→ WRITTEN TASK
Collect all lines containing the word "that" from the data.

→ DATA TO USE
= = = =
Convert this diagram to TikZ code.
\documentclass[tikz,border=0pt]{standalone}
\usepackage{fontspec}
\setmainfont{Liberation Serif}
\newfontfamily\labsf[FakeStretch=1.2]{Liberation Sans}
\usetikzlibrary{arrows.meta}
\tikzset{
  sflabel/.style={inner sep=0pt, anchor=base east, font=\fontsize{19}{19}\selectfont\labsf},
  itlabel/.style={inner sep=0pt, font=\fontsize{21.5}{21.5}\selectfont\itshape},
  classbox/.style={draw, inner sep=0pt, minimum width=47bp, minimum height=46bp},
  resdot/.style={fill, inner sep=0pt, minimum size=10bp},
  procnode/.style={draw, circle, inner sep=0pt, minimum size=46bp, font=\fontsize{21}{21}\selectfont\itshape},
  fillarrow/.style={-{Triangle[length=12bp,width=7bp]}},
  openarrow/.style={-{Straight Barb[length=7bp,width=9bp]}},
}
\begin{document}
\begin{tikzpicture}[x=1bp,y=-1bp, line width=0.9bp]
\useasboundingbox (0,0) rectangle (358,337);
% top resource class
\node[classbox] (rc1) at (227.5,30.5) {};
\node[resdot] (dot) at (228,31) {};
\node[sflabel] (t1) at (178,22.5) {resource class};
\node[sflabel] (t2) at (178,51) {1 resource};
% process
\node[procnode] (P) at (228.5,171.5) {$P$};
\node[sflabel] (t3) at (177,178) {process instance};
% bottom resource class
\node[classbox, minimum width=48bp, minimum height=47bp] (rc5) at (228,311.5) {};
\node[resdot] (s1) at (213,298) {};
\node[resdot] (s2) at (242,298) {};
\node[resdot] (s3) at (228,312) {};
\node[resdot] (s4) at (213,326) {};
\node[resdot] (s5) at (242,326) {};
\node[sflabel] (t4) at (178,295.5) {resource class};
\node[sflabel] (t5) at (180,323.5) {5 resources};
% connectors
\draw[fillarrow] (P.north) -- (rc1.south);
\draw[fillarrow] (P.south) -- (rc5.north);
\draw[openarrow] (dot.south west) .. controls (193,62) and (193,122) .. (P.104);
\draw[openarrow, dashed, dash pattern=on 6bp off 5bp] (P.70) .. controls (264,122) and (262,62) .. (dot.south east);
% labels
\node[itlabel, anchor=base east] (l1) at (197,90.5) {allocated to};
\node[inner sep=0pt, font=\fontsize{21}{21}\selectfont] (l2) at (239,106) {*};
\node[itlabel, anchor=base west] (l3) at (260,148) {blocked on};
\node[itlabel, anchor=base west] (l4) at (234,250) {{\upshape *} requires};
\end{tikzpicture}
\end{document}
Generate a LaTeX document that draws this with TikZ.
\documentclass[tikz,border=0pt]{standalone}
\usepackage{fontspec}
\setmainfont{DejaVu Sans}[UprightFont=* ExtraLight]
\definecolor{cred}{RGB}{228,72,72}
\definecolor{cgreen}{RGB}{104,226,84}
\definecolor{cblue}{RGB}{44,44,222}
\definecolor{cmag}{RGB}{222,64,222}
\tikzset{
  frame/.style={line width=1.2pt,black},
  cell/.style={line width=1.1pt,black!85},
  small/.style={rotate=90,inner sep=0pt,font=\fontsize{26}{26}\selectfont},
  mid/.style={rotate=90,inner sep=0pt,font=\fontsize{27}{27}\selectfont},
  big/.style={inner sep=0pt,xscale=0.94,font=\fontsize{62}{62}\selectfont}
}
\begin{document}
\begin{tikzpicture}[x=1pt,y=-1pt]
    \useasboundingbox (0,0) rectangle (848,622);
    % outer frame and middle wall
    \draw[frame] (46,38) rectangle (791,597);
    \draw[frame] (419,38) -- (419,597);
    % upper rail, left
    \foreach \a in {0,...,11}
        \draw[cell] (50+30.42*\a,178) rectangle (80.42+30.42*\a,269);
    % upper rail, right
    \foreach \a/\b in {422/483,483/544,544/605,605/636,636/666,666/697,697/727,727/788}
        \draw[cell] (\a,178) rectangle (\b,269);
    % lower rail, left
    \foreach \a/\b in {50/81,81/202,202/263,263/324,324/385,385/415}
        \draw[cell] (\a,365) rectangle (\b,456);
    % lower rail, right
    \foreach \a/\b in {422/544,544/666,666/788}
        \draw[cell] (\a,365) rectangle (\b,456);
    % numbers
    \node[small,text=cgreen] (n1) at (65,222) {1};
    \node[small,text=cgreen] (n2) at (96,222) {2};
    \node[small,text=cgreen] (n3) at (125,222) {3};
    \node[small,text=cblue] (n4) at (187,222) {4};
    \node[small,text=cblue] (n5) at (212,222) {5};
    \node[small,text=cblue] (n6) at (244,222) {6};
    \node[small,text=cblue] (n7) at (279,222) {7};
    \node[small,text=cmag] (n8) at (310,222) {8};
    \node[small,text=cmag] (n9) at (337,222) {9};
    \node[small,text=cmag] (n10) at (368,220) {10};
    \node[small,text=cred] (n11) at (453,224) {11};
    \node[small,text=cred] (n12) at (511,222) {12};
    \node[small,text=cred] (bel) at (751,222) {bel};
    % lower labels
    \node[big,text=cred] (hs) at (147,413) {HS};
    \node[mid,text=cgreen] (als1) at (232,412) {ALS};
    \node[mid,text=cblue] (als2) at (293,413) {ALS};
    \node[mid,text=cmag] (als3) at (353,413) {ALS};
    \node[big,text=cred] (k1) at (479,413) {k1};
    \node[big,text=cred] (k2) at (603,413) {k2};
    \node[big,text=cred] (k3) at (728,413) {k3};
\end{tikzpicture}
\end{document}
= = = =
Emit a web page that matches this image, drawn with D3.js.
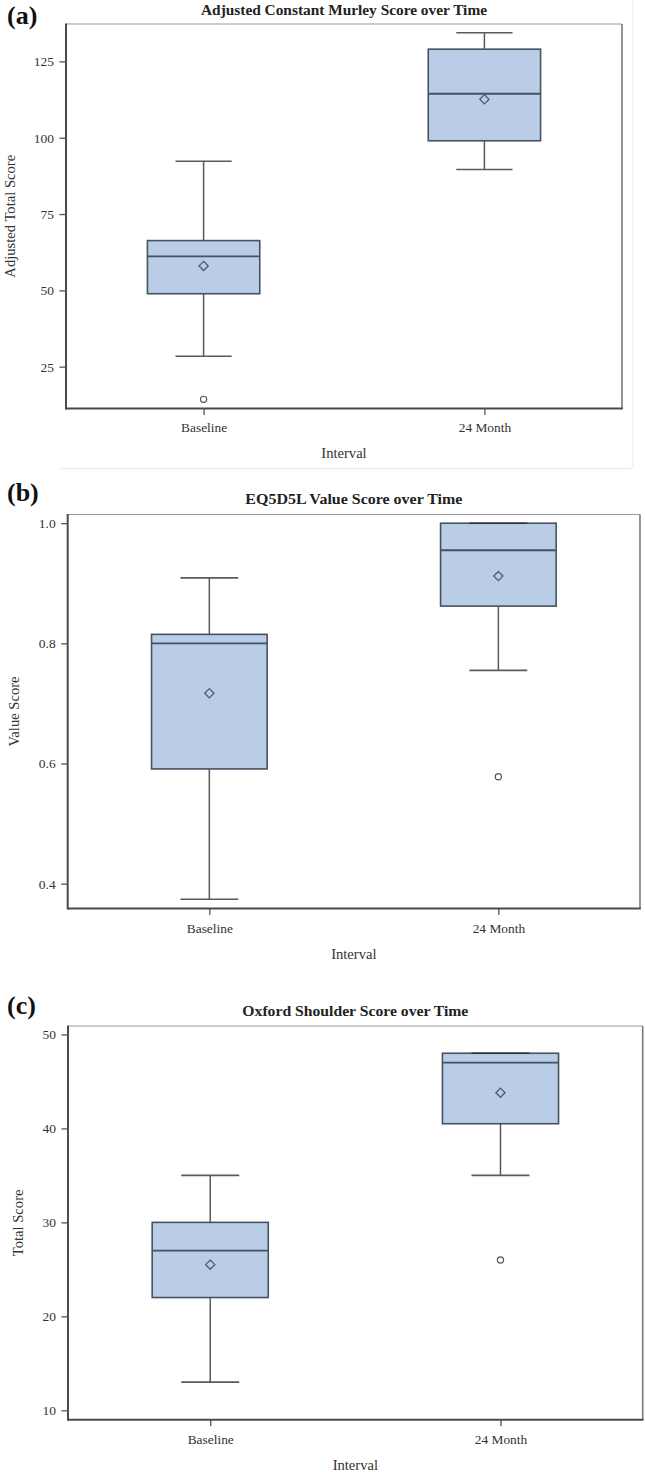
= = = =
→ SOLUTION TO THE PROBLEM
Generate a LaTeX document that draws this with TikZ.
Emit a web page that matches this image, drawn with D3.js.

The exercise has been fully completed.